今、将軍は西河を渡り、魏王を虜にし、夏説を閼与で捕虜にして、一挙に井ケイを下り、朝がまだ終わらないうちに趙の二十万の衆兵を破り、成安君を誅殺されました。これによって将軍の名は海内(かいだい)に聞こえ、威は天下を震わせ、農夫はどうせ国が滅びるならと耕作をやめて鋤を捨て去り、美衣美食して仮りそめの安逸を貪り、ただ耳を傾けて将軍の命令を待っているのです。これが将軍にとっての長所です。しかし将軍の士卒は疲弊しており、実は用いにくい状態にあります。しかし今、将軍は倦み疲れた兵をこぞって、これを燕の堅城の下で更に疲弊させようとしておられます。戦おうとしても、恐らく久しい時間が経ってもその力は敵城を抜くことはできず、疲弊の実情が外に現れ、勢いが尽きて空しく日を過ごすうちに兵糧も尽き果ててしまうでしょう。
弱小の燕でさえ屈服しないのであれば、斉は必ず国境に防備をして自強しようとするでしょう。
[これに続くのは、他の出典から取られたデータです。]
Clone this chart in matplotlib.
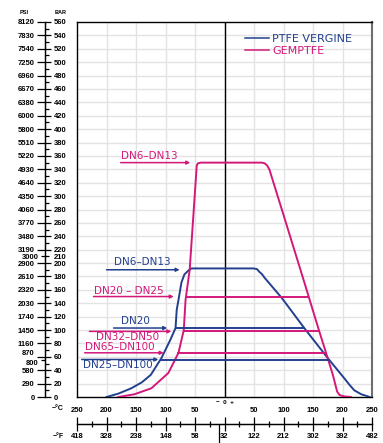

燕と斉が共に持ちこたえて降服しなければ、劉・項(漢・楚)の天下の権の争奪戦は、どちらが勝つのか分からなくなります。これが将軍にとっての短所なのです。これらの長短を考えると、私は今、燕・斉を攻めるのは密かに過りだと思っています。善く兵を用いる者は、味方の短所をもって敵の長所を撃つことはなく、味方の長所をもって敵の短所を撃つのです。」
韓信は言った。「それでは、どうすれば良いのだろうか?」 広武君は答えて言った。「今の時点において将軍のために考えると、戦争を抑止して兵を休養させ、趙を鎮撫して士大夫を饗応(きょうおう)して兵に飲ませ、それから北の燕への路に向かわれるに越したことはありません。こうした後に、弁士を遣わして簡潔な書面を送り、こちらの長所を燕に明らかにすれば、燕は必ず聴従するでしょう。燕が聴従したら弁士を送って東の斉にその旨をお伝えになれば、斉は必ず風に従って服従するでしょう。智者がいたとしても、斉のためにどう計れば良いかは分からないでしょう。こうすれば、天下の大事はすべて思い通りとなります。『軍事は本来、虚声を先にして攻伐を後にする』というのはこのことを申し上げているのです。」
韓信は言った。「よろしい。」 その方策に従って、燕に使者を送った。燕は風に従って靡いた。そこで使者を送って漢に報告し、張耳を趙王に立てることによって、その国を鎮撫したいと願い出た。漢王はこれを許して、張耳を立てて趙王にした。